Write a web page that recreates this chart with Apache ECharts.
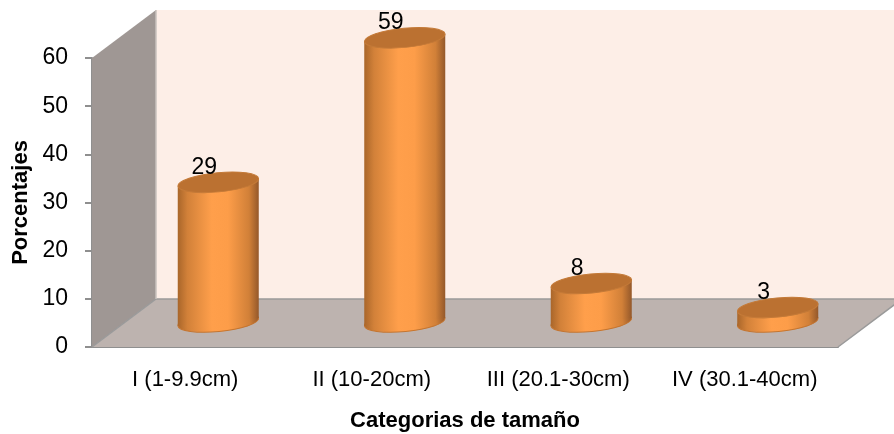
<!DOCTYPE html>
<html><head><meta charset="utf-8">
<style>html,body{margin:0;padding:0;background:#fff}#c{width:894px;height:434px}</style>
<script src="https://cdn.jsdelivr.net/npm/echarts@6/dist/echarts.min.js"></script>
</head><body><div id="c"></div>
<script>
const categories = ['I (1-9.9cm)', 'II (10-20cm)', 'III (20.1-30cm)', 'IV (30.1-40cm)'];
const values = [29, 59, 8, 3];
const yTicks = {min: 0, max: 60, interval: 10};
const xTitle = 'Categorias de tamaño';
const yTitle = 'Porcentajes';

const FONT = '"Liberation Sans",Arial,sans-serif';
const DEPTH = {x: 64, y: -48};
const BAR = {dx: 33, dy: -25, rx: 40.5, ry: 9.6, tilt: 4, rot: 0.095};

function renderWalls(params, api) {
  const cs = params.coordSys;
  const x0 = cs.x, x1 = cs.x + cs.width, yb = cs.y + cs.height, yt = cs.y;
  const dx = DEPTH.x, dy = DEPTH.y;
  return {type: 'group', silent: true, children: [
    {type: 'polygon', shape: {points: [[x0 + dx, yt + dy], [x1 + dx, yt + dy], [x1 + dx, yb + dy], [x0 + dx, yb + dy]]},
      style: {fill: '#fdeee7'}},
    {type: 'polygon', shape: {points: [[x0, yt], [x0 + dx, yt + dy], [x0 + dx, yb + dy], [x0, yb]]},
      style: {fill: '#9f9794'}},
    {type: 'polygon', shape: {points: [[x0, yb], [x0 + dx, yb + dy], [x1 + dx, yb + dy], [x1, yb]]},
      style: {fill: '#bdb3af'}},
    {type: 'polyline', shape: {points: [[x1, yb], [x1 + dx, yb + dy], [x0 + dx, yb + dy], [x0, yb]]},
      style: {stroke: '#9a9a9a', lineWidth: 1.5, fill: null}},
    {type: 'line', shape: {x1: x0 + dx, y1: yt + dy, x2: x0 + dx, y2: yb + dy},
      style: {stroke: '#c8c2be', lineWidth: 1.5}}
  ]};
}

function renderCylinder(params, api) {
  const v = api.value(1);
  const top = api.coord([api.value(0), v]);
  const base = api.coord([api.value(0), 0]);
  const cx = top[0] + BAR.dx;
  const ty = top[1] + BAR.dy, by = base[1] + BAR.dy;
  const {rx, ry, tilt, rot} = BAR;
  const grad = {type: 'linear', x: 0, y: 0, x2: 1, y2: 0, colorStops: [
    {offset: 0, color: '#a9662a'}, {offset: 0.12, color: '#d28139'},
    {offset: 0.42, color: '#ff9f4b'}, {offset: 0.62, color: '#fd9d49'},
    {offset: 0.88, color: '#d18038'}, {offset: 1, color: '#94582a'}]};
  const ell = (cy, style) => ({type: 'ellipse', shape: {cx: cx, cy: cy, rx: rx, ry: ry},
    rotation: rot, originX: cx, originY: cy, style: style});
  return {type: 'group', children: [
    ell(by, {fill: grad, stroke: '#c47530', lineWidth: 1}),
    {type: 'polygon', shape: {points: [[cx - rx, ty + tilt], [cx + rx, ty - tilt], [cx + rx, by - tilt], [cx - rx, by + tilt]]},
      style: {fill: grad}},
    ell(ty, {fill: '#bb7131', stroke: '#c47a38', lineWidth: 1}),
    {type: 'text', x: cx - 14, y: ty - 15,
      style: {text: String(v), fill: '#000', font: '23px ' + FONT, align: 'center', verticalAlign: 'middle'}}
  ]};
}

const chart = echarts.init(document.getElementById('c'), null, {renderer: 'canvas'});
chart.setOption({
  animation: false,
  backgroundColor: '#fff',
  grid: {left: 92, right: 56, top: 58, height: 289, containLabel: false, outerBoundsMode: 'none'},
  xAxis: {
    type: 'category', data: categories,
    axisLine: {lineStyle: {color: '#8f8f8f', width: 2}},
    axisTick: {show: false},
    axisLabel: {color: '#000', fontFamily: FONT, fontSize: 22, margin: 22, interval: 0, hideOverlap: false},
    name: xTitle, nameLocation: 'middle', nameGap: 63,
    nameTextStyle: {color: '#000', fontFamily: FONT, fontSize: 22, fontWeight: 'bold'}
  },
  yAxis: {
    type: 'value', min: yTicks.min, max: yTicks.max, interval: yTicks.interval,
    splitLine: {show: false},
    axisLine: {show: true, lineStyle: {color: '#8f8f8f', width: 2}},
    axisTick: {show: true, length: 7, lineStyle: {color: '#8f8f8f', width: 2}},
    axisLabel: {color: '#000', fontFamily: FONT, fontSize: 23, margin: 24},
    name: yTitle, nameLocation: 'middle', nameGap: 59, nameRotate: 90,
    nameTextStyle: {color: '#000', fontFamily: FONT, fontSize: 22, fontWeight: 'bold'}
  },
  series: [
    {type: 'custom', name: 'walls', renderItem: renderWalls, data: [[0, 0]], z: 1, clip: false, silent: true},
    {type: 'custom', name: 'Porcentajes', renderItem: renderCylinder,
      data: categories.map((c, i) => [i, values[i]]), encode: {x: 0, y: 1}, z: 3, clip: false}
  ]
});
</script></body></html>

════════════════

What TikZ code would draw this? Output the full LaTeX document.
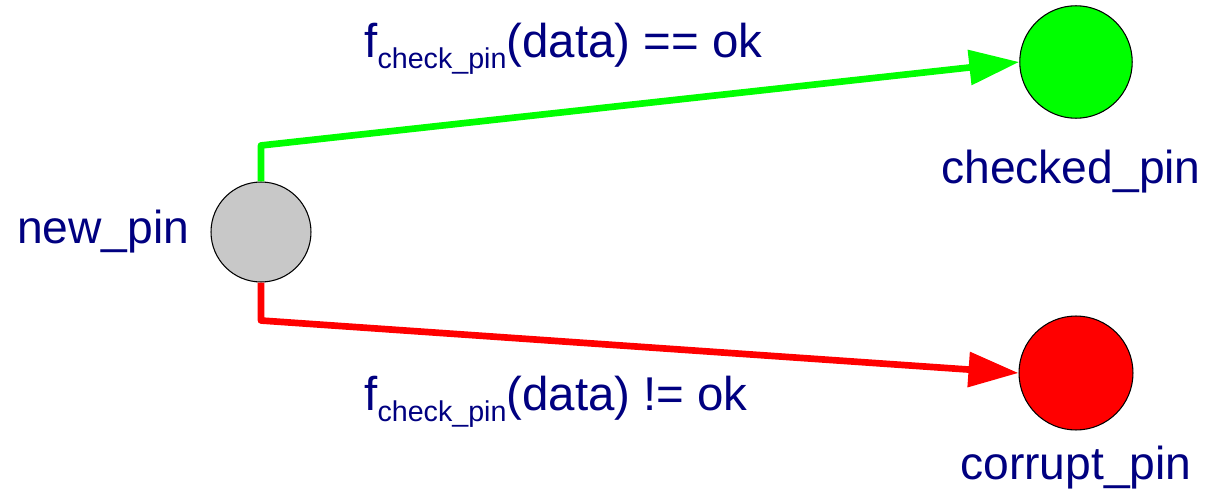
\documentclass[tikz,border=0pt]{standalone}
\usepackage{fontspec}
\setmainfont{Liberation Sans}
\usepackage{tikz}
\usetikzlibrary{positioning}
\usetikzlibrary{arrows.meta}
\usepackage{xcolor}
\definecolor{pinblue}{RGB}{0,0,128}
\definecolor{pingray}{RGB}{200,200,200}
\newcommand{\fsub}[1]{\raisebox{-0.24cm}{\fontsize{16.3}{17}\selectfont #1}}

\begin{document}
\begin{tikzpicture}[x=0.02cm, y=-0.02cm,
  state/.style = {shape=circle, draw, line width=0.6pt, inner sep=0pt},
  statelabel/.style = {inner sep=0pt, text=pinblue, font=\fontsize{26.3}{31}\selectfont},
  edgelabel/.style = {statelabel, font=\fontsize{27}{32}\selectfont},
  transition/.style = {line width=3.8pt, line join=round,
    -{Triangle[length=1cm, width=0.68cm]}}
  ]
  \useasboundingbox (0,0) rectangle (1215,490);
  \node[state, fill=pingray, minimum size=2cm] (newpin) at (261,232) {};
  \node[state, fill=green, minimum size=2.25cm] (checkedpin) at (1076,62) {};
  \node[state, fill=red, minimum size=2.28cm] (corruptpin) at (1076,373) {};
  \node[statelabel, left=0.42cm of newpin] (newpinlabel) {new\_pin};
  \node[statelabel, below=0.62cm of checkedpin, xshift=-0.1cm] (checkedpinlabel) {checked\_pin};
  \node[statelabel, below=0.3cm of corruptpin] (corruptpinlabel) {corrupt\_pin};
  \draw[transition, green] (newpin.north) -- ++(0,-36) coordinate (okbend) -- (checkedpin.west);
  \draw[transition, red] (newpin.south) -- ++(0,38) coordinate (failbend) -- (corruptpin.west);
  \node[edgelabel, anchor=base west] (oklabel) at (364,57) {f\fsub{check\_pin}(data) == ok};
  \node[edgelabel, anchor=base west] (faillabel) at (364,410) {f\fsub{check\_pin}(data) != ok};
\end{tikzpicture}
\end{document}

════════════════

▶ EXERCISE AIM:
Consider the entries above and return each line with the string "this".

▶ COMPLETED TASK:
Write a web page that recreates this chart with Apache ECharts.
What TikZ code would draw this? Output the full LaTeX document.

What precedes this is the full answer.